Let me copy a journal entry about a time when Karim and I went to Cairo to visit family and had a lovely shower experience:

February 1, 2004:
The shower at Mahmoud and Mai's:

It is a complicated piece of machinery, probably dating back to 1978 or some such time when brown and green were popular home decorating colors. The system is in itself an art, and as you begin, you wonder if it wouldn't be much simpler to rent a room in a hotel somewhere. First, you have to turn on the pump to ensure the presence of water. Then you turn on the hot water, letting it run into a large red bucket until the water is hot enough to flip the shower valve. Once the valve is open, you have appx. 10 seconds to get wet all over before the water turns cold and you have to flip the valve back and let the water run as before, (while you shampoo. When it is warm again, you rinse. As it again is heating up, you soap yourself down, and then rinse when it's finished warming.) It is a back and forth process, where, by the time you are finished you are convinced that a hotel room would be a bargain at any price, and that as soon as you are dry you intend to reserve a room at the Nile Hilton.
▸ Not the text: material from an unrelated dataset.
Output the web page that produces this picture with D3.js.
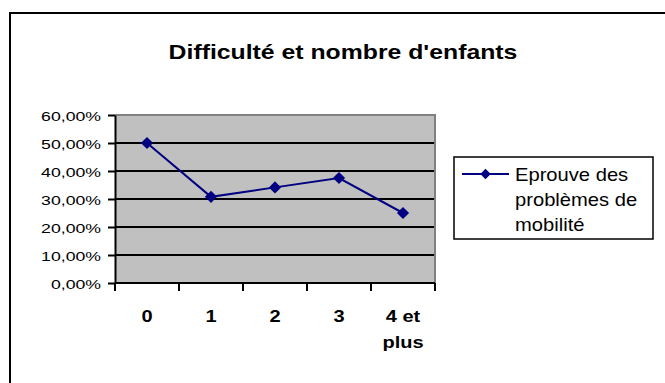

Someday, I'm going to have a real home with a real shower that gives me real water at a normal, comfortable temperature. And when people come to visit me, I can turn the water heater up really high, so that I can conserve water and keep my guests from returning. Oh, what a wonderful life some people must have...

Comments:
Hey girl "COUNT YOUR BLESSINGS"

There are people with NO water at all (or homes for that matter)

Things will get better, just hang in there. Besides, you can try welfare or foodstamps for a little while, or move to the city. Get creative, you can do it.

Love is all you need, and you got it babe!